--- BEGIN Data section ---

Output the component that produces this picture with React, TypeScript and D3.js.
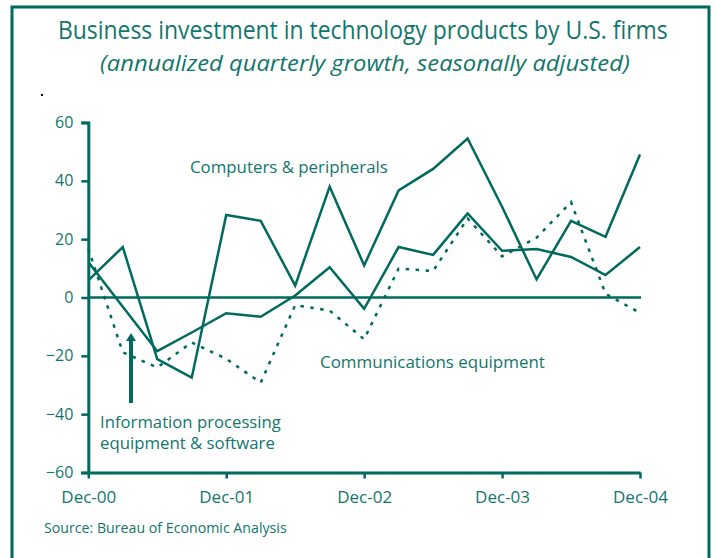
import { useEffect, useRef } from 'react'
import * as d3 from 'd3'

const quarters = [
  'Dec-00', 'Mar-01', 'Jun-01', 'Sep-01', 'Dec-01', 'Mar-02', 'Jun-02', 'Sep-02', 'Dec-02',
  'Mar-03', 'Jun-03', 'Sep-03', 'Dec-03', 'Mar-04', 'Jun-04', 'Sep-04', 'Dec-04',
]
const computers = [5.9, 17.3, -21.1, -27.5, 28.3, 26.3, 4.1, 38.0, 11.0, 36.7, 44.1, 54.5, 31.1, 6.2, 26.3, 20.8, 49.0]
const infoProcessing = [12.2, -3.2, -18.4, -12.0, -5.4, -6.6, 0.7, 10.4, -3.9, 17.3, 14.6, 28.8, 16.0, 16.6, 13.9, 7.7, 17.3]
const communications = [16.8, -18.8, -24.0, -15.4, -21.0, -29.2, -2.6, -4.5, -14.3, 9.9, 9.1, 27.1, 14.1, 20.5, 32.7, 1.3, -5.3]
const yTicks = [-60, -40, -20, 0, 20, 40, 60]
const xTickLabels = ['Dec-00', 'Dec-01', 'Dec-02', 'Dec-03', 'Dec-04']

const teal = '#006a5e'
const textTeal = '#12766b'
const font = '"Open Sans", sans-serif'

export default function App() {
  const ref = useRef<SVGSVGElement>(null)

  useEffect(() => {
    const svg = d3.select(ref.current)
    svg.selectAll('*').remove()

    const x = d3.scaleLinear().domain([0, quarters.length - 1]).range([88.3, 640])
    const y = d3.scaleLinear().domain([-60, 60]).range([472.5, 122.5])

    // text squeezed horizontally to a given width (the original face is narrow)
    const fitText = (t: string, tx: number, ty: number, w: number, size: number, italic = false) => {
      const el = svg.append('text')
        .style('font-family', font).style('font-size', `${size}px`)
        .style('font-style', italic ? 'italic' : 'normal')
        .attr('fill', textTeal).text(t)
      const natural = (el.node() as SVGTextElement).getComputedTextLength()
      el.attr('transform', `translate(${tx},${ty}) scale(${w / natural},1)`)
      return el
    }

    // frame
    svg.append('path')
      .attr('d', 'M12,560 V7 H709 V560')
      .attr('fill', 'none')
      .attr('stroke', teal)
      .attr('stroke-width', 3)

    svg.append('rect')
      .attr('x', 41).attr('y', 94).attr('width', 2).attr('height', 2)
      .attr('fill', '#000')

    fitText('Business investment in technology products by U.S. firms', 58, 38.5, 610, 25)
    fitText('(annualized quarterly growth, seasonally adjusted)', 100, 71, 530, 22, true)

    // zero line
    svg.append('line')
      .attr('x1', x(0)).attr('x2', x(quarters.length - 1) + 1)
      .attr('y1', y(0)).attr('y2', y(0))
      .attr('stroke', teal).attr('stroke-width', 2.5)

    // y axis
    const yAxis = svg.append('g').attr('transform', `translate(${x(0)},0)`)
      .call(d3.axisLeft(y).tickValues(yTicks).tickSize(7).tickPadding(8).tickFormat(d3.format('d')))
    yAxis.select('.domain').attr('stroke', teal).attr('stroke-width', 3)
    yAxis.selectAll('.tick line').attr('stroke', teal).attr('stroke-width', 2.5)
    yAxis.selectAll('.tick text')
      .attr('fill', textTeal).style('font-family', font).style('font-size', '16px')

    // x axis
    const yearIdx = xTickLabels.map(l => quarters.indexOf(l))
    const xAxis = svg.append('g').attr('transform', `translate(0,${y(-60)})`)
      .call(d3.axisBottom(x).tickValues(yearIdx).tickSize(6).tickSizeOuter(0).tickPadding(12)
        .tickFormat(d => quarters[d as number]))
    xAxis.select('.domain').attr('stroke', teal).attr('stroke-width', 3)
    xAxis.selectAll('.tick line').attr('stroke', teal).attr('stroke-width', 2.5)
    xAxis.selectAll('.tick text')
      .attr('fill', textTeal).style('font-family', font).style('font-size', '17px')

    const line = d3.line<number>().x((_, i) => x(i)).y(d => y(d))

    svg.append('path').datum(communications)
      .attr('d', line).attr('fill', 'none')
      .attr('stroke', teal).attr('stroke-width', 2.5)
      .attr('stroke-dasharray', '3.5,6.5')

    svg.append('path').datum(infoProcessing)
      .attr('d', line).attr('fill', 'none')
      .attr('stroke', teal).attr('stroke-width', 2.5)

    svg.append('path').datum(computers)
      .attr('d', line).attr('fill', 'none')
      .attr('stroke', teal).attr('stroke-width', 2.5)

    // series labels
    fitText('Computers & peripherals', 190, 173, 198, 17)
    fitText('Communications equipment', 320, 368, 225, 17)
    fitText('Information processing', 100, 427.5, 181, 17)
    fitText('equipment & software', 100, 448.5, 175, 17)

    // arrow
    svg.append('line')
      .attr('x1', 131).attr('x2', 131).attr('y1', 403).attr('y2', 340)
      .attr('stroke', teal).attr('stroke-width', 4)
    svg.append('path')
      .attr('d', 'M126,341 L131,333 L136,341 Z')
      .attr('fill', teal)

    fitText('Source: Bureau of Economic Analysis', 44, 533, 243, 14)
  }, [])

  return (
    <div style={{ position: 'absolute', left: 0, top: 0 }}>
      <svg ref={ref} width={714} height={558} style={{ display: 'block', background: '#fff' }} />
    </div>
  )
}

--- END Data section ---

> What the exercise asks
Write out an exact copy of the listing, first line through the line containing "import * as d3 from 'd3'", with the pictures left out.

> Task answer
Output the component that produces this picture with React, TypeScript and D3.js.
import { useEffect, useRef } from 'react'
import * as d3 from 'd3'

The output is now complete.